> DATA BLOCK
"""

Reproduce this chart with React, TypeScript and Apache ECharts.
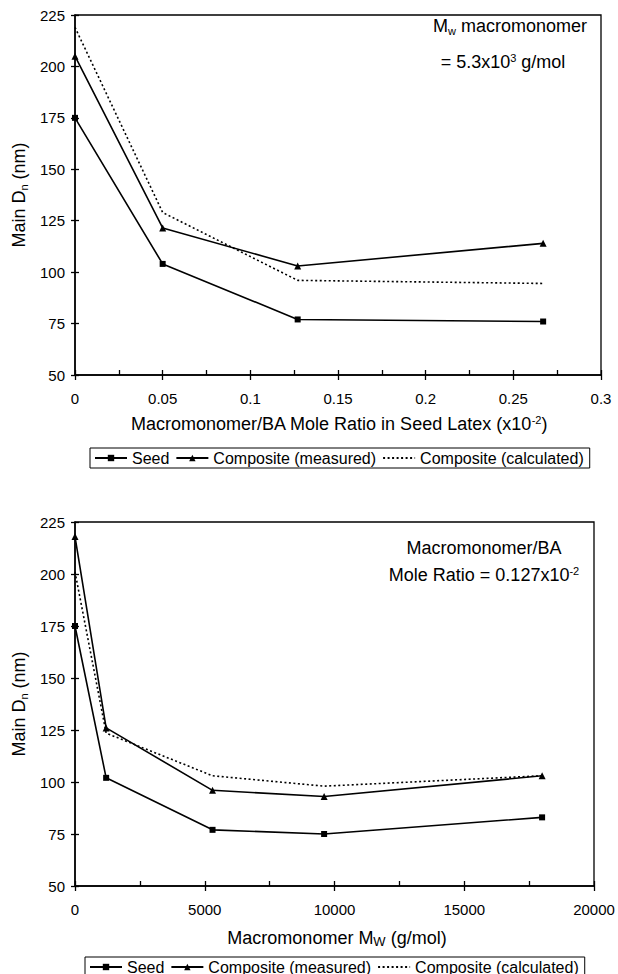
import React, { useEffect, useRef } from "react";
import * as echarts from "echarts";

// ---- Data ----
// Top panel: x = Macromonomer/BA mole ratio in seed latex (x10^-2)
const ratioX = [0, 0.05, 0.127, 0.267];
const seedTop = [175, 104, 77, 76];
const compMeasuredTop = [205, 121.5, 103, 114];
const compCalculatedTop = [219, 129, 96, 94.5];

// Bottom panel: x = Macromonomer Mw (g/mol)
const mwX = [0, 1200, 5300, 9600, 18000];
const seedBottom = [175, 102, 77, 75, 83];
const compMeasuredBottom = [218, 126, 96, 93, 103];
const compCalculatedBottom = [201, 123.5, 103, 98, 103];

const seriesNames = ["Seed", "Composite (measured)", "Composite (calculated)"];
const topYTicks = { min: 50, max: 225, interval: 25 };
const topXTicks = { min: 0, max: 0.3, interval: 0.05 };
const bottomXTicks = { min: 0, max: 20000, interval: 5000 };

const FONT = '"Liberation Sans", Arial, Helvetica, sans-serif';
const BLACK = "#000";

function zip(xs: number[], ys: number[]) {
  return xs.map((x, i) => [x, ys[i]]);
}

export default function App() {
  const ref = useRef<HTMLDivElement>(null);

  useEffect(() => {
    if (!ref.current) return;
    const chart = echarts.init(ref.current, undefined, { renderer: "svg" });

    const grids = [
      { left: 75, top: 15, width: 526, height: 360 },
      { left: 75, top: 522, width: 519, height: 364 },
    ];

    const grid: any[] = [];
    grids.forEach((g) => {
      grid.push({ ...g, show: true, borderColor: BLACK, borderWidth: 1.3, backgroundColor: "transparent" });
      grid.push({ ...g, show: false });
    });

    const fmt = (v: number) => String(Math.round(v * 1000) / 1000);

    const mainXAxis = (gridIndex: number, t: any) => ({
      type: "value",
      gridIndex,
      min: t.min,
      max: t.max,
      interval: t.interval,
      axisLine: { show: true, onZero: false, lineStyle: { color: BLACK, width: 1.5 } },
      axisTick: { show: true, inside: false, length: 5, lineStyle: { color: BLACK, width: 1.3 } },
      axisLabel: { show: true, color: BLACK, fontSize: 15, fontFamily: FONT, margin: 16, formatter: fmt },
      splitLine: { show: false },
    });
    const innerXAxis = (gridIndex: number, t: any) => ({
      type: "value",
      gridIndex,
      min: t.min,
      max: t.max,
      interval: t.interval,
      axisLine: { show: false },
      axisTick: { show: true, inside: true, length: 5, lineStyle: { color: BLACK, width: 1.3 } },
      minorTick: { show: true, splitNumber: 2, length: 5, lineStyle: { color: BLACK, width: 1.3 } },
      axisLabel: { show: false },
      splitLine: { show: false },
    });
    const mainYAxis = (gridIndex: number) => ({
      type: "value",
      gridIndex,
      min: topYTicks.min,
      max: topYTicks.max,
      interval: topYTicks.interval,
      axisLine: { show: true, onZero: false, lineStyle: { color: BLACK, width: 1.5 } },
      axisTick: { show: true, inside: false, length: 4, lineStyle: { color: BLACK, width: 1.3 } },
      axisLabel: { show: true, color: BLACK, fontSize: 15, fontFamily: FONT, margin: 10, formatter: fmt },
      splitLine: { show: false },
    });
    const innerYAxis = (gridIndex: number) => ({
      type: "value",
      gridIndex,
      min: topYTicks.min,
      max: topYTicks.max,
      interval: topYTicks.interval,
      axisLine: { show: false },
      axisTick: { show: true, inside: true, length: 4, lineStyle: { color: BLACK, width: 1.3 } },
      axisLabel: { show: false },
      splitLine: { show: false },
    });

    const lineSeries = (
      name: string,
      xs: number[],
      ys: number[],
      axisIndex: number,
      kind: "seed" | "meas" | "calc"
    ) => ({
      type: "line",
      name,
      xAxisIndex: axisIndex,
      yAxisIndex: axisIndex,
      data: zip(xs, ys),
      clip: false,
      symbol: kind === "seed" ? "rect" : kind === "meas" ? "triangle" : "none",
      symbolSize: kind === "seed" ? 6 : 7,
      showSymbol: kind !== "calc",
      itemStyle: { color: BLACK },
      lineStyle: {
        color: BLACK,
        width: 1.6,
        type: kind === "calc" ? [2, 2.5] : "solid",
      },
      emphasis: { disabled: true },
      silent: true,
    });

    const series = [
      lineSeries(seriesNames[0], ratioX, seedTop, 0, "seed"),
      lineSeries(seriesNames[1], ratioX, compMeasuredTop, 0, "meas"),
      lineSeries(seriesNames[2], ratioX, compCalculatedTop, 0, "calc"),
      lineSeries(seriesNames[0], mwX, seedBottom, 2, "seed"),
      lineSeries(seriesNames[1], mwX, compMeasuredBottom, 2, "meas"),
      lineSeries(seriesNames[2], mwX, compCalculatedBottom, 2, "calc"),
    ];

    const legend = (left: number, top: number) => ({
      left,
      top,
      orient: "horizontal",
      itemGap: 6,
      itemWidth: 32,
      itemHeight: 8,
      borderColor: BLACK,
      borderWidth: 1,
      borderRadius: 0,
      padding: [2, 6, 2, 4],
      selectedMode: false,
      textStyle: { fontSize: 16, color: BLACK, fontFamily: FONT },
      data: [
        { name: seriesNames[0] },
        { name: seriesNames[1] },
        { name: seriesNames[2], itemStyle: { opacity: 0 } },
      ],
    });

    const rich = {
      sup: { fontSize: 11, fontFamily: FONT, fill: BLACK, verticalAlign: "top", lineHeight: 12 },
      sub: { fontSize: 11, fontFamily: FONT, fill: BLACK, verticalAlign: "bottom", lineHeight: 12 },
      subW: { fontSize: 13, fontFamily: FONT, fill: BLACK, verticalAlign: "bottom", lineHeight: 14 },
    };

    const txt = (text: string, x: number, y: number, size = 18, rotation = 0) => ({
      type: "text",
      x,
      y,
      rotation,
      silent: true,
      style: {
        text,
        fontSize: size,
        fontFamily: FONT,
        fill: BLACK,
        align: "center",
        verticalAlign: "middle",
        lineHeight: size + 2,
        rich,
      },
    });

    const option: any = {
      animation: false,
      backgroundColor: "#fff",
      textStyle: { fontFamily: FONT },
      grid,
      xAxis: [
        mainXAxis(0, topXTicks),
        innerXAxis(1, topXTicks),
        mainXAxis(2, bottomXTicks),
        innerXAxis(3, bottomXTicks),
      ],
      yAxis: [mainYAxis(0), innerYAxis(1), mainYAxis(2), innerYAxis(3)],
      legend: [legend(90, 448), legend(85, 957)],
      series,
      graphic: [
        txt("Main D{sub|n} (nm)", 19, 195, 18, Math.PI / 2),
        txt("Main D{sub|n} (nm)", 19, 704, 18, Math.PI / 2),
        txt("Macromonomer/BA Mole Ratio in Seed Latex (x10{sup|-2})", 339, 424, 18),
        txt("Macromonomer M{subW|W} (g/mol)", 337, 938, 18),
        txt("M{sub|w} macromonomer", 510, 26, 18),
        txt("= 5.3x10{sup|3} g/mol", 503, 62, 18),
        txt("Macromonomer/BA", 484, 548, 18),
        txt("Mole Ratio = 0.127x10{sup|-2}", 484, 575, 18),
      ],
    };

    chart.setOption(option);
    return () => chart.dispose();
  }, []);

  return (
    <div
      ref={ref}
      style={{ position: "absolute", left: 0, top: 0, width: 618, height: 974, background: "#fff" }}
    />
  );
}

"""

> EXERCISE DIRECTIONS
Skip the pictures, please, and transcribe only the lines from the beginning of the material through the one that contains "import * as".

> TASK RESULT
Reproduce this chart with React, TypeScript and Apache ECharts.
import React, { useEffect, useRef } from "react";
import * as echarts from "echarts";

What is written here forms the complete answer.